The socio-cultural circumstances of a film significantly influence its manipulation of reality. The idealism of Modernists is evident in the straightforward, honest objectivity in the reality of the early “city symphonies,” Berlin and Man With A Movie Camera. The unprecedented affordability of goods in the Industrial Revolution, combined with the nationalist sentiment of a still-volatile Europe, resulted in utopianism and social reformation. The terrible atrocities of the second World War, however, revealed the dangers of extreme nationalism. As a result, existentialism began to challenge the Modern paradigm; for instance, Tarkovsky’s Solaris, questioned the limitations of humanity and what it meant to be human. Postmodernism, with its emphasis on introspection, experience, and memory, became the prevalent cultural paradigm.

The continued evolution of socio-cultural paradigms has led us to today’s experiential reality, which attempts to answer the existential questions of Postmodernism. Lisbon Story, for example, reconsiders the definition of ‘reality’: its inherently personal and subjective interpretation leaves the Modern definition behind entirely. We have moved from a cultural paradigm rooted in the perfection of the object to one that is less tangible but more personal, the experience of the subject. According to Pine and Gilmore, authors of The Experience Economy, “every experience created within the individual is real, whether the stimuli be natural or simulated” (36).

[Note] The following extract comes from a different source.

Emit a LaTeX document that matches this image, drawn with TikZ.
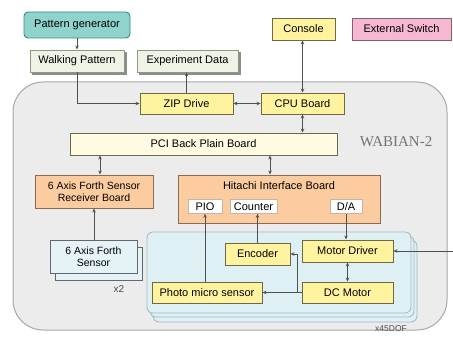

Therefore, films used to show you who you should be; now, they show you who you are. Yet, individuality is highly unstable; identity is a “malleable entity under (perpetual) construction rather than a fixed image” (Klingmann 284). The ability to transform reality, then, is paramount in the contemporary paradigm. Consider the 2006 film Paprika, directed by Satoshi Kon, which celebrates the power of one’s subconscious. Indeed, where experience appeals to who we are, transformations appeal to our innermost aspirations; as such, “people value transformation above all [...] it addresses the ultimate source of all other needs” (Pine and Gilmore 172). Reality was once manipulated, but is now transcended.